— START OF Data block —

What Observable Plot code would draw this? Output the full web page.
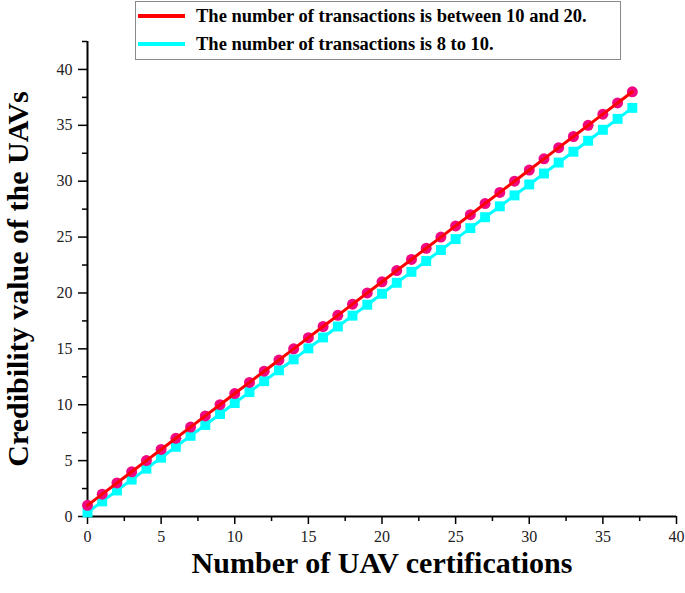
<!DOCTYPE html>
<html>
<head>
<meta charset="utf-8">
<script src="https://cdn.jsdelivr.net/npm/d3@7"></script>
<script src="https://cdn.jsdelivr.net/npm/@observablehq/plot@0.6"></script>
<style>
  body { margin: 0; background: #fff; }
  #wrap { position: relative; width: 685px; height: 593px; }
  #legend {
    position: absolute; left: 135px; top: 1px; width: 484px; height: 57px;
    border: 1px solid #8a8a8a; background: #fff;
    font-family: "Liberation Serif", "Times New Roman", serif; font-weight: bold; font-size: 18.5px; color: #000;
  }
  .row { position: absolute; left: 0; height: 28px; display: flex; align-items: center; }
  .sw { width: 47px; height: 4px; margin-left: 2px; margin-right: 11px; }
</style>
</head>
<body>
<div id="wrap">
  <div id="chart"></div>
  <div id="legend"></div>
</div>
<script>
// Data
const certifications = [0,1,2,3,4,5,6,7,8,9,10,11,12,13,14,15,16,17,18,19,20,21,22,23,24,25,26,27,28,29,30,31,32,33,34,35,36,37];
const credibility10to20 = [1,2,3,4,5,6,7,8,9,10,11,12,13,14,15,16,17,18,19,20,21,22,23,24,25,26,27,28,29,30,31,32,33,34,35,36,37,38];
const credibility8to10 = [0.37,1.35,2.33,3.30,4.28,5.26,6.24,7.22,8.19,9.17,10.15,11.13,12.11,13.08,14.06,15.04,16.02,17.00,17.97,18.95,19.93,20.91,21.89,22.86,23.84,24.82,25.80,26.78,27.75,28.73,29.71,30.69,31.67,32.64,33.62,34.60,35.58,36.56];
const seriesNames = ["The number of transactions is between 10 and 20.", "The number of transactions is 8 to 10."];
const xMajorTicks = [0,5,10,15,20,25,30,35,40];
const xMinorTicks = [2.5,7.5,12.5,17.5,22.5,27.5,32.5,37.5];
const yMajorTicks = [0,5,10,15,20,25,30,35,40];
const yMinorTicks = [2.5,7.5,12.5,17.5,22.5,27.5,32.5,37.5,42.5];
const xTitle = "Number of UAV certifications";
const yTitle = "Credibility value of the UAVs";

const lineColors = ["#ff0000", "#00ffff"];
const markerColors = ["#ef0680", "#00ffff"];

const redData = certifications.map((x, i) => ({x, y: credibility10to20[i]}));
const cyanData = certifications.map((x, i) => ({x, y: credibility8to10[i]}));

const tickFont = {fontFamily: "'Liberation Serif', serif", fontSize: 16};
const titleFont = {fontSize: 30, fontWeight: "bold", fill: "#000", fontFamily: "'Liberation Serif', serif"};

const chart = Plot.plot({
  width: 685,
  height: 593,
  marginLeft: 87,
  marginRight: 9,
  marginTop: 41,
  marginBottom: 77,
  style: {fontFamily: "'Liberation Serif', serif", background: "#fff", color: "#000"},
  x: {domain: [0, 40]},
  y: {domain: [0, 42.5]},
  marks: [
    Plot.axisX({ticks: xMajorTicks, tickSize: 8, tickPadding: 6, label: null, stroke: "#000", strokeWidth: 1.5, fill: "#222", ...tickFont}),
    Plot.axisX({ticks: xMinorTicks, tickSize: 5, text: null, label: null, stroke: "#000", strokeWidth: 1.5}),
    Plot.axisY({ticks: yMajorTicks, tickSize: 9, tickPadding: 6, label: null, stroke: "#000", strokeWidth: 1.5, fill: "#222", ...tickFont}),
    Plot.axisY({ticks: yMinorTicks, tickSize: 5, text: null, label: null, stroke: "#000", strokeWidth: 1.5}),
    Plot.ruleY([0], {stroke: "#000", strokeWidth: 2}),
    Plot.ruleX([0], {stroke: "#000", strokeWidth: 2}),
    Plot.line(cyanData, {x: "x", y: "y", stroke: lineColors[1], strokeWidth: 3}),
    Plot.dot(cyanData, {x: "x", y: "y", symbol: "square", r: 5.6, fill: markerColors[1], stroke: "none"}),
    Plot.dot(redData, {x: "x", y: "y", symbol: "circle", r: 5.5, fill: markerColors[0], stroke: "none"}),
    Plot.line(redData, {x: "x", y: "y", stroke: lineColors[0], strokeWidth: 3}),
    Plot.text([xTitle], {frameAnchor: "bottom", dy: 56, textAnchor: "middle", ...titleFont}),
    Plot.text([yTitle], {frameAnchor: "left", dx: -69, rotate: -90, textAnchor: "middle", ...titleFont})
  ]
});
document.getElementById("chart").appendChild(chart);

const legend = document.getElementById("legend");
seriesNames.forEach((name, i) => {
  const row = document.createElement("div");
  row.className = "row";
  row.style.top = (i === 0 ? 0 : 28) + "px";
  const sw = document.createElement("div");
  sw.className = "sw";
  sw.style.background = lineColors[i];
  const t = document.createElement("span");
  t.textContent = name;
  row.appendChild(sw);
  row.appendChild(t);
  legend.appendChild(row);
});
</script>
</body>
</html>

— END OF Data block —

_The exercise_
Omit the pictures, then output the rest of the listing exactly.

_In response_
What Observable Plot code would draw this? Output the full web page.
<!DOCTYPE html>
<html>
<head>
<meta charset="utf-8">
<script src="https://cdn.jsdelivr.net/npm/d3@7"></script>
<script src="https://cdn.jsdelivr.net/npm/@observablehq/plot@0.6"></script>
<style>
  body { margin: 0; background: #fff; }
  #wrap { position: relative; width: 685px; height: 593px; }
  #legend {
    position: absolute; left: 135px; top: 1px; width: 484px; height: 57px;
    border: 1px solid #8a8a8a; background: #fff;
    font-family: "Liberation Serif", "Times New Roman", serif; font-weight: bold; font-size: 18.5px; color: #000;
  }
  .row { position: absolute; left: 0; height: 28px; display: flex; align-items: center; }
  .sw { width: 47px; height: 4px; margin-left: 2px; margin-right: 11px; }
</style>
</head>
<body>
<div id="wrap">
  <div id="chart"></div>
  <div id="legend"></div>
</div>
<script>
// Data
const certifications = [0,1,2,3,4,5,6,7,8,9,10,11,12,13,14,15,16,17,18,19,20,21,22,23,24,25,26,27,28,29,30,31,32,33,34,35,36,37];
const credibility10to20 = [1,2,3,4,5,6,7,8,9,10,11,12,13,14,15,16,17,18,19,20,21,22,23,24,25,26,27,28,29,30,31,32,33,34,35,36,37,38];
const credibility8to10 = [0.37,1.35,2.33,3.30,4.28,5.26,6.24,7.22,8.19,9.17,10.15,11.13,12.11,13.08,14.06,15.04,16.02,17.00,17.97,18.95,19.93,20.91,21.89,22.86,23.84,24.82,25.80,26.78,27.75,28.73,29.71,30.69,31.67,32.64,33.62,34.60,35.58,36.56];
const seriesNames = ["The number of transactions is between 10 and 20.", "The number of transactions is 8 to 10."];
const xMajorTicks = [0,5,10,15,20,25,30,35,40];
const xMinorTicks = [2.5,7.5,12.5,17.5,22.5,27.5,32.5,37.5];
const yMajorTicks = [0,5,10,15,20,25,30,35,40];
const yMinorTicks = [2.5,7.5,12.5,17.5,22.5,27.5,32.5,37.5,42.5];
const xTitle = "Number of UAV certifications";
const yTitle = "Credibility value of the UAVs";

const lineColors = ["#ff0000", "#00ffff"];
const markerColors = ["#ef0680", "#00ffff"];

const redData = certifications.map((x, i) => ({x, y: credibility10to20[i]}));
const cyanData = certifications.map((x, i) => ({x, y: credibility8to10[i]}));

const tickFont = {fontFamily: "'Liberation Serif', serif", fontSize: 16};
const titleFont = {fontSize: 30, fontWeight: "bold", fill: "#000", fontFamily: "'Liberation Serif', serif"};

const chart = Plot.plot({
  width: 685,
  height: 593,
  marginLeft: 87,
  marginRight: 9,
  marginTop: 41,
  marginBottom: 77,
  style: {fontFamily: "'Liberation Serif', serif", background: "#fff", color: "#000"},
  x: {domain: [0, 40]},
  y: {domain: [0, 42.5]},
  marks: [
    Plot.axisX({ticks: xMajorTicks, tickSize: 8, tickPadding: 6, label: null, stroke: "#000", strokeWidth: 1.5, fill: "#222", ...tickFont}),
    Plot.axisX({ticks: xMinorTicks, tickSize: 5, text: null, label: null, stroke: "#000", strokeWidth: 1.5}),
    Plot.axisY({ticks: yMajorTicks, tickSize: 9, tickPadding: 6, label: null, stroke: "#000", strokeWidth: 1.5, fill: "#222", ...tickFont}),
    Plot.axisY({ticks: yMinorTicks, tickSize: 5, text: null, label: null, stroke: "#000", strokeWidth: 1.5}),
    Plot.ruleY([0], {stroke: "#000", strokeWidth: 2}),
    Plot.ruleX([0], {stroke: "#000", strokeWidth: 2}),
    Plot.line(cyanData, {x: "x", y: "y", stroke: lineColors[1], strokeWidth: 3}),
    Plot.dot(cyanData, {x: "x", y: "y", symbol: "square", r: 5.6, fill: markerColors[1], stroke: "none"}),
    Plot.dot(redData, {x: "x", y: "y", symbol: "circle", r: 5.5, fill: markerColors[0], stroke: "none"}),
    Plot.line(redData, {x: "x", y: "y", stroke: lineColors[0], strokeWidth: 3}),
    Plot.text([xTitle], {frameAnchor: "bottom", dy: 56, textAnchor: "middle", ...titleFont}),
    Plot.text([yTitle], {frameAnchor: "left", dx: -69, rotate: -90, textAnchor: "middle", ...titleFont})
  ]
});
document.getElementById("chart").appendChild(chart);

const legend = document.getElementById("legend");
seriesNames.forEach((name, i) => {
  const row = document.createElement("div");
  row.className = "row";
  row.style.top = (i === 0 ? 0 : 28) + "px";
  const sw = document.createElement("div");
  sw.className = "sw";
  sw.style.background = lineColors[i];
  const t = document.createElement("span");
  t.textContent = name;
  row.appendChild(sw);
  row.appendChild(t);
  legend.appendChild(row);
});
</script>
</body>
</html>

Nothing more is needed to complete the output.